Bastaron precisamente dos minutos para que todo cambiara. Para que la concienzuda labor de Argentina en este partido, en este torneo, se viniera abajo. Nicólas Otamendi, el defensa central canoso, calculó mal un pase bastante sencillo, lo que permitió que Randal Kolo Muani, uno de los suplentes de Francia, se le escapara; cuando se recuperó, tiró al delantero. Los franceses consiguieron un penalti, convertido por Mbappé, y con eso un rayo de esperanza.
Argentina apenas recuperaba la compostura cuando llegó el martillazo: Messi se halló holgazaneando con el balón, un toque hábil de Marcus Thuram y una primera volea feroz de Mbappé, que pasó zumbando ante el agarre desesperado de Emiliano Martínez. Los jugadores de Argentina se desplomaron, sin aliento. Habían estado tan cerca, y en un instante estaban tan lejos como siempre.
Por un rato parecía que las esperanzas de Argentina no se extenderían más lejos de llegar a un tiempo extra, y luego aferrarse a los penales.
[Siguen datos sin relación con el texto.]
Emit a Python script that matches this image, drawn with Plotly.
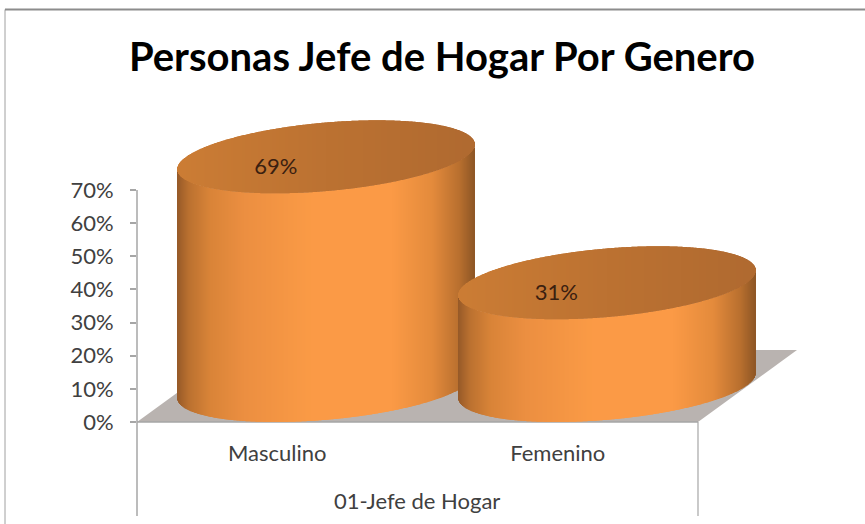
import numpy as np
import plotly.graph_objects as go

TITLE = "Personas Jefe de Hogar Por Genero"
GROUP = "01-Jefe de Hogar"
categories = ["Masculino", "Femenino"]
values = [69, 31]
y_ticks = [0, 10, 20, 30, 40, 50, 60, 70]

W, H = 865, 524
AX_L, AX_R, AX_Y = 137, 698, 422
PLOT_R = 800
PX_PER_PCT = 232 / 70
PW = AX_R - AX_L
cat_pos = [PW * 0.25, PW * 0.75]
DEPTH_DX = 49          # horizontal offset of cylinder centre from its category
A = 148.5              # semi-width in px
LIFT = 36.5 / PX_PER_PCT
SHEAR = 12.5 / PX_PER_PCT
MINOR = 34.3 / PX_PER_PCT

BODY = [(-1.0, "#965a28"), (-0.92, "#bb7130"), (-0.78, "#d98438"), (-0.55, "#ec8f41"),
        (-0.1, "#fb9b46"), (0.45, "#fb9a46"), (0.72, "#e48b3c"), (0.9, "#b9702f"), (1.0, "#8f5726")]
TOP = [(-1.0, "#cc7d35"), (0.0, "#bc7232"), (1.0, "#b06a30")]


def ramp(stops, u):
    xs = [s[0] for s in stops]
    ch = [[int(s[1][i:i + 2], 16) for s in stops] for i in (1, 3, 5)]
    return "rgb(%d,%d,%d)" % tuple(np.interp(u, xs, c) for c in ch)


fig = go.Figure()
for cat, val, pos in zip(categories, values, cat_pos):
    cx = pos + DEPTH_DX
    xs = np.arange(cx - A + 0.5, cx + A, 1.0)
    u = (xs - cx) / A
    rise = SHEAR * u
    half = MINOR * np.sqrt(1 - u ** 2)
    fig.add_bar(x=xs, y=np.full(xs.shape, val), base=LIFT + rise - half, width=1.4,
                marker=dict(color=[ramp(BODY, t) for t in u], line_width=0),
                cliponaxis=False, name=cat, hoverinfo="skip")
    fig.add_bar(x=xs, y=2 * half, base=val + LIFT + rise - half, width=1.4,
                marker=dict(color=[ramp(TOP, t) for t in u], line_width=0),
                cliponaxis=False, name=cat, hoverinfo="skip")

fig.add_scatter(x=[p - 1.5 for p in cat_pos], y=[v + 7.5 for v in values],
                text=[f"{v}%" for v in values], mode="text", cliponaxis=False,
                textfont=dict(family="Lato", size=22, color="#3a2010"), hoverinfo="skip")


def px(x):
    return x / W


def py(y):
    return 1 - y / H


floor = "M %f %f L %f %f L %f %f L %f %f Z" % (
    px(AX_L), py(AX_Y), px(AX_R), py(AX_Y), px(797), py(350), px(236), py(350))
grey = "#a6a6a6"
shapes = [
    dict(type="path", path=floor, xref="paper", yref="paper", fillcolor="#b9b3b0", line_width=0, layer="below"),
    dict(type="line", xref="paper", yref="paper", x0=px(AX_L), x1=px(AX_L), y0=py(190), y1=py(516),
         line=dict(color=grey, width=1.5), layer="below"),
    dict(type="line", xref="paper", yref="paper", x0=px(AX_R), x1=px(AX_R), y0=py(AX_Y), y1=py(516),
         line=dict(color=grey, width=1.2), layer="below"),
    dict(type="line", xref="paper", yref="paper", x0=px(AX_L), x1=px(AX_R), y0=py(AX_Y), y1=py(AX_Y),
         line=dict(color=grey, width=1.5), layer="below"),
    dict(type="line", xref="paper", yref="paper", x0=px(5), x1=px(5), y0=py(9.5), y1=py(524),
         line=dict(color="#a0a0a0", width=1), layer="below"),
    dict(type="line", xref="paper", yref="paper", x0=px(5), x1=1, y0=py(9.5), y1=py(9.5),
         line=dict(color="#8c8c8c", width=2), layer="below"),
]

font_color = "#404040"
fig.update_layout(
    width=W, height=H, autosize=False, margin=dict(l=0, r=0, t=0, b=0),
    paper_bgcolor="white", plot_bgcolor="rgba(0,0,0,0)", showlegend=False,
    barmode="overlay", shapes=shapes,
    title=dict(text=TITLE, x=442 / W, xanchor="center", y=py(57), yanchor="middle",
               font=dict(family="Lato", size=40, color="black", weight="bold")),
    xaxis=dict(domain=[px(AX_L), px(PLOT_R)], range=[0, PLOT_R - AX_L], showgrid=False, zeroline=False,
               showline=False, tickmode="array", tickvals=cat_pos, ticktext=categories, ticks="",
               ticklabelstandoff=16, automargin=False,
               tickfont=dict(family="Lato", size=22, color=font_color)),
    yaxis=dict(domain=[py(AX_Y), 1], range=[0, AX_Y / PX_PER_PCT], showgrid=False, zeroline=False, showline=False,
               tickmode="array", tickvals=y_ticks, ticktext=[f"{t}%" for t in y_ticks], ticks="outside",
               ticklen=6, tickcolor=grey, tickwidth=1.5, automargin=False, ticklabelstandoff=12,
               tickfont=dict(family="Lato", size=22, color=font_color)),
    annotations=[dict(text=GROUP, x=px(417), xref="paper", xanchor="center", y=py(500), yref="paper",
                      yanchor="middle", showarrow=False,
                      font=dict(family="Lato", size=22, color=font_color))],
)
fig.write_html("out.html", config={"displayModeBar": False},
               post_script="document.body.style.margin='0';window.dispatchEvent(new Event('resize'));")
Messi, sin embargo, volvió a intervenir, decidido a no aceptar un final que no había escrito. Cuando Hugo Lloris bloqueó un tiro de Lautaro Martínez, ahí estuvo Messi para llevar el balón a la meta.
Festejó, entonces, como si supiera cuán cerca estaba, cuán cerca estaba su equipo. No contaba con la propia determinación de Mbappé, decidido a ser el amo de su propio destino. Su disparo lo manejó Gonzalo Montiel, con 117 minutos de juego, intervino para parar el penalti, para completar su triplete en una final de Copa del Mundo y asegurar que el juego llegara a la final de la conclusión más dulce y cruel imaginable.
Mbappé anotó. Messi anotó. Pero Kingsley Coman y Aurelién Tchouámeni no lo hicieron, y eso dejó a Montiel, el lateral derecho, que intentara el disparo que haría eco por los siglos. El rugido de la hinchada argentina cuando la pelota golpeó la red pareció horadar el cielo. Messi cayó de rodillas, abrazando a sus compañeros. Su espera había concluido al fin.